Copy each line of the data below with the word "What".

--- Start Given data ---

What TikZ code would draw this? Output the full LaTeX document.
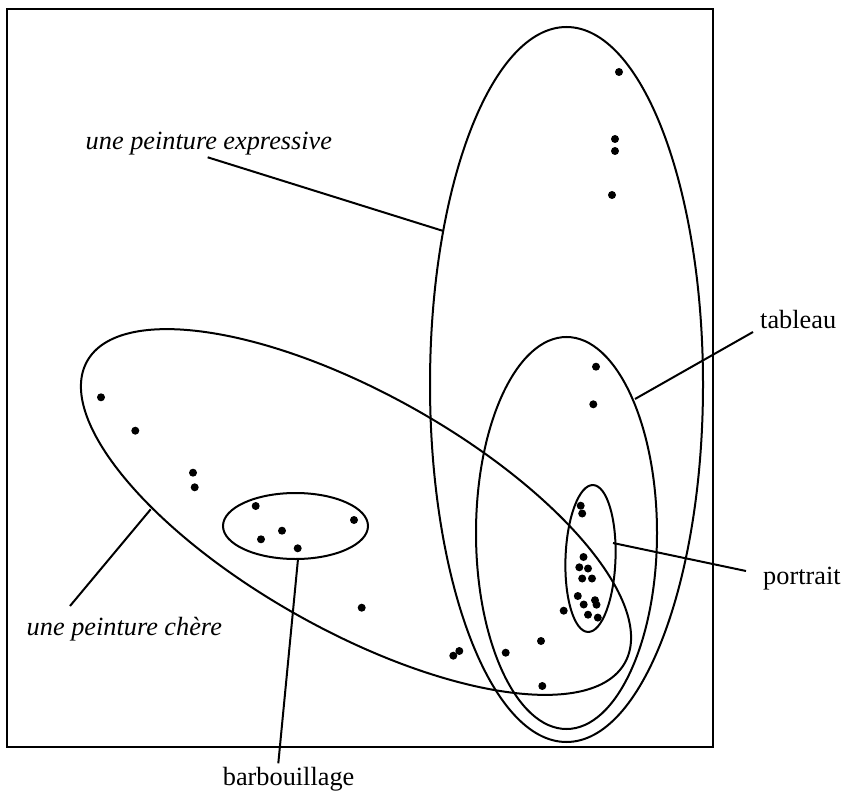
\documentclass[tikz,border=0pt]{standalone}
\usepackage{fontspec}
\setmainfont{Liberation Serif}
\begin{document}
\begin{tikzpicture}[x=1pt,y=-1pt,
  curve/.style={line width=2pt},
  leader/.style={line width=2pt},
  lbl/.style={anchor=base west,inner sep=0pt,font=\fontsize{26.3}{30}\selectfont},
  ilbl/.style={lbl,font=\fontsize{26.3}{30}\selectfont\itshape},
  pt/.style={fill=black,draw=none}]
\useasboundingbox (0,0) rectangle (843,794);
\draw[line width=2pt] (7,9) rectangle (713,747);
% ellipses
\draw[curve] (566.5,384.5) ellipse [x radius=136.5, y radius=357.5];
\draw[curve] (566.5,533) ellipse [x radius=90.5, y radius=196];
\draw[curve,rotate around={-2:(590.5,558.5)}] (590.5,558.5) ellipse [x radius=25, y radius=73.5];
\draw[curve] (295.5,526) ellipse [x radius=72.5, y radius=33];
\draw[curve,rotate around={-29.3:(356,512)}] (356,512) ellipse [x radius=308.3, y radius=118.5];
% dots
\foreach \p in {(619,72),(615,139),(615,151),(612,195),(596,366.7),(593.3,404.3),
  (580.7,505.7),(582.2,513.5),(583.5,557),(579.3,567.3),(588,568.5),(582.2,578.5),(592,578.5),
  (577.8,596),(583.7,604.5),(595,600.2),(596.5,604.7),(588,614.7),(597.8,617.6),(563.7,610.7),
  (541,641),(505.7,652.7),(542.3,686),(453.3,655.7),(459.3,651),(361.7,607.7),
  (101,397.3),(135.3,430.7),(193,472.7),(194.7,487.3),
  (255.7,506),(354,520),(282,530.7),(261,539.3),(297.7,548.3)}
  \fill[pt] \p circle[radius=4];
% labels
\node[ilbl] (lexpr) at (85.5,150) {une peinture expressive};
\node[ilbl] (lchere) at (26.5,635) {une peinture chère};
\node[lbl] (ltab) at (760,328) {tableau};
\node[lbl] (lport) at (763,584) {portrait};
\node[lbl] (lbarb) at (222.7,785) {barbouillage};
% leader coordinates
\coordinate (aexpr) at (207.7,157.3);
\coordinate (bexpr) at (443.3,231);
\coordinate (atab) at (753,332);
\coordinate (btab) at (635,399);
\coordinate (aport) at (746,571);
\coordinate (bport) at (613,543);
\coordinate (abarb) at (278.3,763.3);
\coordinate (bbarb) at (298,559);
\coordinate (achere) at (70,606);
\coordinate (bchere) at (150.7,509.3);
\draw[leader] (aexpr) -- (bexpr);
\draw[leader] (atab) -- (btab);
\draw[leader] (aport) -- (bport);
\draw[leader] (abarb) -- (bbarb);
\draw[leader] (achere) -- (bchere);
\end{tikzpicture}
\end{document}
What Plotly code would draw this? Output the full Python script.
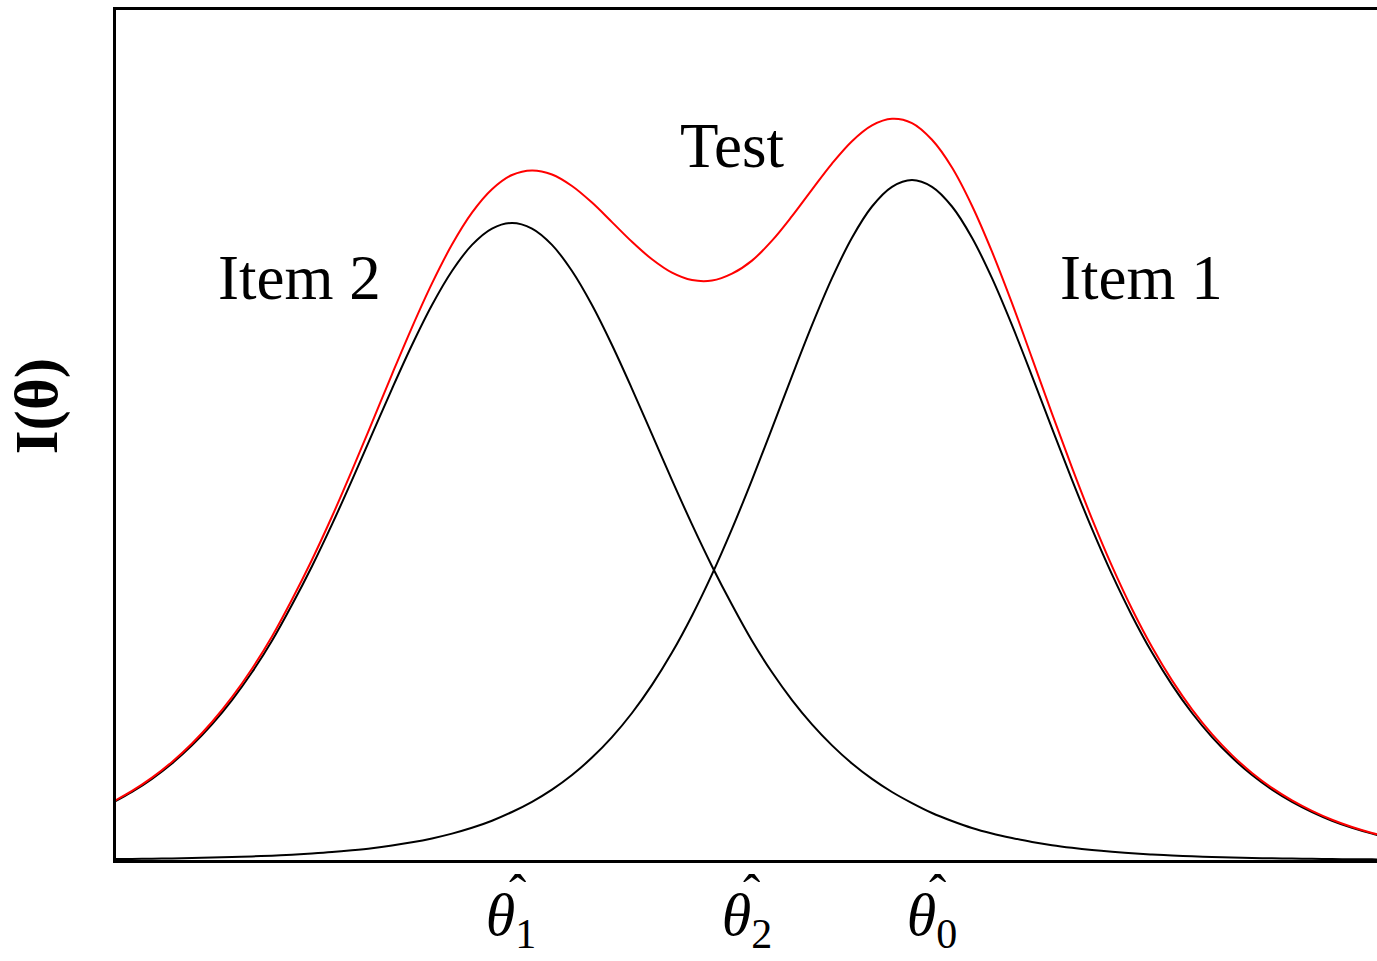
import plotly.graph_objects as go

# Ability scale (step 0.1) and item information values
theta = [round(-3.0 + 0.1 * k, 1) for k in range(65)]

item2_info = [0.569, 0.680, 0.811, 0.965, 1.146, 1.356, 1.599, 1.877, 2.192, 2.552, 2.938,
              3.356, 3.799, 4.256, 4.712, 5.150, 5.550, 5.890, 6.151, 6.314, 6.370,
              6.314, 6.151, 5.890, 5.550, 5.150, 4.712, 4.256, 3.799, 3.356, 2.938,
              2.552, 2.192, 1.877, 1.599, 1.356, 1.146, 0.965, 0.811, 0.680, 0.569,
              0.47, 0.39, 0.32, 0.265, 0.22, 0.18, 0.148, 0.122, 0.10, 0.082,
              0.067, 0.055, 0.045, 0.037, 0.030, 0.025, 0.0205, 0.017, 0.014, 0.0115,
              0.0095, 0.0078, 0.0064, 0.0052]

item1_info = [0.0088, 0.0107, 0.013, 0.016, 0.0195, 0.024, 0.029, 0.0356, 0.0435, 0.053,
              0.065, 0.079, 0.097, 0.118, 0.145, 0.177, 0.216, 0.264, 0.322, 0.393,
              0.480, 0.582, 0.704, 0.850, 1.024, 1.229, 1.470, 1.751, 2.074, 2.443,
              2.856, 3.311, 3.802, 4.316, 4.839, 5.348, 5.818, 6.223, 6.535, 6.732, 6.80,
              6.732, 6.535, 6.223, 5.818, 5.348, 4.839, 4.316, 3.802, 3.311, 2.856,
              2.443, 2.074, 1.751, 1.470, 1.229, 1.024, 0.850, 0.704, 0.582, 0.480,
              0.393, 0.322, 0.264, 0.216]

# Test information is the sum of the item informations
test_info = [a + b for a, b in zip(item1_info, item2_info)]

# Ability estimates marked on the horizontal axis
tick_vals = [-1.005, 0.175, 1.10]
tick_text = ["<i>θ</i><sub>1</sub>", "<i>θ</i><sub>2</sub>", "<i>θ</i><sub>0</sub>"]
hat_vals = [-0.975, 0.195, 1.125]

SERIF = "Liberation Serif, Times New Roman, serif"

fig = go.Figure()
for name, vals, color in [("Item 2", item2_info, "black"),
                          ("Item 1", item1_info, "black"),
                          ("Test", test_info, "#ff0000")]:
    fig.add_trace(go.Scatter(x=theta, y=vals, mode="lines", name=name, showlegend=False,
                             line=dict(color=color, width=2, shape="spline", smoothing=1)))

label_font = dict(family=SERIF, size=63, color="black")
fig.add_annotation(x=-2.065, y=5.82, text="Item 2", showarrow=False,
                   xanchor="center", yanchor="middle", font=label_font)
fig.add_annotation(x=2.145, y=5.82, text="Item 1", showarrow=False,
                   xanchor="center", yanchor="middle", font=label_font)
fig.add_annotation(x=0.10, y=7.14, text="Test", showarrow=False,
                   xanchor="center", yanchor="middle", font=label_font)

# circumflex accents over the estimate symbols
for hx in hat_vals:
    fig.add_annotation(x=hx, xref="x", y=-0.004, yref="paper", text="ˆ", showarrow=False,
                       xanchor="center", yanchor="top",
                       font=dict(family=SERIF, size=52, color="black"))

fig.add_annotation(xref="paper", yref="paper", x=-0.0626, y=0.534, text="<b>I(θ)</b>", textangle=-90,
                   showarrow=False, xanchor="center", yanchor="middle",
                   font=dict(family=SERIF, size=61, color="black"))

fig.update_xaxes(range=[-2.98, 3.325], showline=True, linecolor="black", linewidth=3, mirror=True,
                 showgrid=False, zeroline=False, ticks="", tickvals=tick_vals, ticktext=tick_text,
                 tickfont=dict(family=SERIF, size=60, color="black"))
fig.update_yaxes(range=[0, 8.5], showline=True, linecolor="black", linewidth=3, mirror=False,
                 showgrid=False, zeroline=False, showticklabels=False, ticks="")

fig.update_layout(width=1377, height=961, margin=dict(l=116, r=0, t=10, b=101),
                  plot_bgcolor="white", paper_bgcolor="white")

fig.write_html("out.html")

--- End Given data ---

§ **Solution to this task**
What TikZ code would draw this? Output the full LaTeX document.
What Plotly code would draw this? Output the full Python script.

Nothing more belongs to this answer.